Is there a way to set a watermark on a non-source-...
# random
h
Is there a way to set a watermark on a non-source-table? We process IoT data, and one of the issues we face is clock skew - it’s possible for our event times to be set to future times. We currently have a flow that looks like: Kafka -> flink
least(eventTime, kafkaTime) as eventTime
-> Kafka -> Flink (with watermark on the new
eventTime
) Having to go to and from Kafka adds quite some complexity and overhead to the pipeline, and we’d really like to keep the data in Flink instead. Is there a way to do this?
m
I'm wondering if it makes sense for you to check out watermark alignment, to solve it at the source level? See https://nightlies.apache.org/flink/flink-docs-master/docs/dev/datastream/event-time/generating_watermarks/#watermark-alignment
h
hmm, not sure how that would help - the clock skew is not caused by clocks in our control, but by the clocks of the IoT devices themselves - which means the kafka partition itself contains records that might look like:
Copy code
eventTime (Iot)     |   timestamp (kafka)

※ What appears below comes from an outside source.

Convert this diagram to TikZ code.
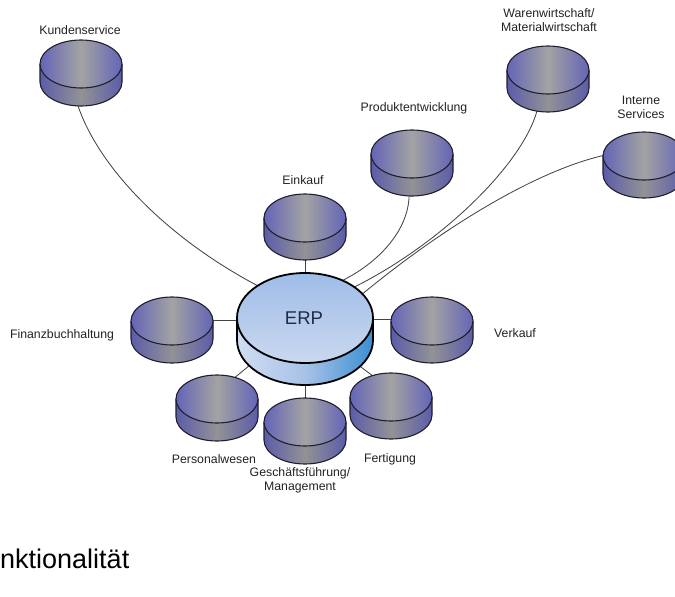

=========================================
2023-01-01T01:01:00 | 2023-01-01T01:00:00 < record from the future
2023-01-01T01:00:00 | 2023-01-01T01:00:01
2023-01-01T00:59:00 | 2023-01-01T01:00:02 < late record
Of course we could just filter the records ourselves (without relying on the watermarks) by looking at the kafka time vs event time, but we’d then lose some of the nice properties of the watermarks + windows
1
m
What do you do with late records?
h
In some cases we take them into account (what’s the last time we heard from x), in others we drop them (what’s the nr of ids with status active between 12:00 and 12:05) which is why the watermarks are so useful, in the first case it’s a top-1 over kafka time, in the second case it’s a window over the event time, which would take into account the watermark
1
r
Clock skew is a real problem, I am curious to understand if there any good solution to overcome this. Some of these devices can be on the field and the streaming system would have no idea if they ran out of battery or went through factory reset, plus most of these devices may not have a time sync service to sync time to local time. Using processing time may not give you the right result, and the event may not even indicate if the device went to a time reset at edge.